Now, brethren and sisters, these men are coming home shortly, thousands of them. There are enough men out there, of this Church, to fill this building to overflowing ten times, and they are coming back. We hope we will get some vision of the responsibility and task which confronts us as we are called upon to meet them, to greet them, and to help them.
These men will not be the same boys as you saw go out. These men have gone out into conditions which many of us know not of. These men have had responsibility. They have traveled in far places. They have been flying these great ships with millions of dollars worth of cargo. They have had the lives of their fellows in their care. They have had to make decisions upon which the lives of thousands depended. These men have been seasoned, and they are coming home mature. Some of them will come home wounded in their bodies, having lost limbs, eye-sight, or hearing. These will be ministered to by the best that science can provide, and the government will do everything possible for them, but there are others who will come home with unseen wounds, and they will need help, too. We who have remained in the harbor must learn to understand something of the problems confronting these men who went out on the high seas. No sailor who does not sail his ship out into the seas will ever criticize the one who does, even though he comes back with the sails of his ship tattered, the hull dented and the mast broken. They will not criticize him because they know what he has gone through.
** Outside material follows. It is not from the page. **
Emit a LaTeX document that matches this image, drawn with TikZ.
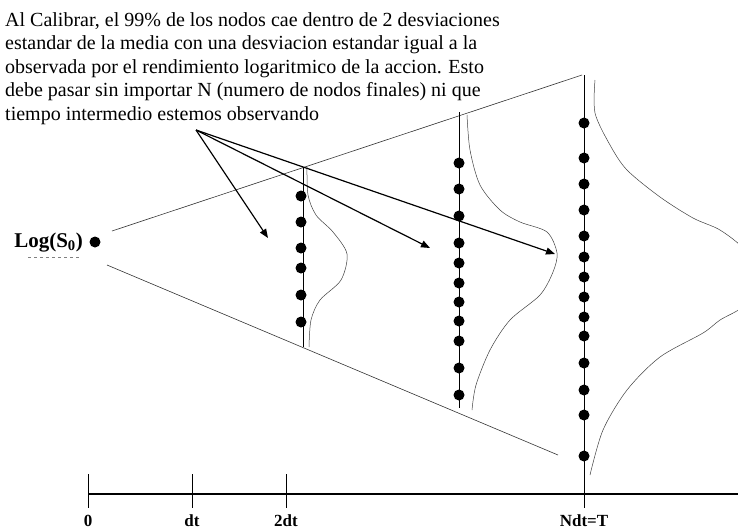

I pray that God will help us to understand something of what these men have been enduring, and by the help of him who gave his life on the cross for the wounded and the sick and the weary and the heavy laden, by the help of his spirit may we attack this great problem of the rehabilitation of our men. I would like to express and send to these men, through you parents who are listening in, this comforting message: The General Authorities under the First Presidency are making plans now and setting up an organization and program so that we may supplement the great rehabilitation program of our nation. Provision is being made to meet these men and to help them become reestablished.
I pray that God will help them and us, that we may do our part to uphold the standards of the Church and that they, upon returning, will bring to the problem of reconstruction the same faith and courage and hope which have inspired them while they have been away. I said they have often spoken of home. Someone has written just a line, a prayer which could have been spoken by one of them and has doubtless been thought by many. It is as follows:
O God, I did not come out to this war
From a park bench or a rented room,
I came from home.
And I brought with me family words:
Garden, crib, fireplace, front door,
Wife, Little fellow.
Now they are all mixed up with war jargon:
Jeep, tank, foxhole, tommygun, blitz.
Help me, God, to keep my thinking straight.
Grant the impossible.
Make home, our home,
Seem real--in battle.
Show me how to sort out my thoughts
And use the words about home,
Even when I'm sitting in a swamp,
Hours at a time, not daring to move
More than my eyes. They'll keep me sane.
I'll be a better human. And just now
When fighting is my job,
I want to stay human.
It didn't take a war to show me how I love
My home. But it has taken a war to show me
How it will feel to walk out of Hell
Straight to a paradise that men call home.
O God, let ours rest under the shadow of your hand!
Amen.
God grant that in our homes and in our communities provision may be made for these returning thousands of our boys, that they may uphold here at home as they have out there in the main the standards of the Church. I bear witness to its truth, to the divinity of this work. I bear witness to the fact that these men who are our leaders are inspired of God, I pray that under their direction we may be able to carry out this splendid program for the rehabilitation of our service men, in the name of Jesus Christ. Amen.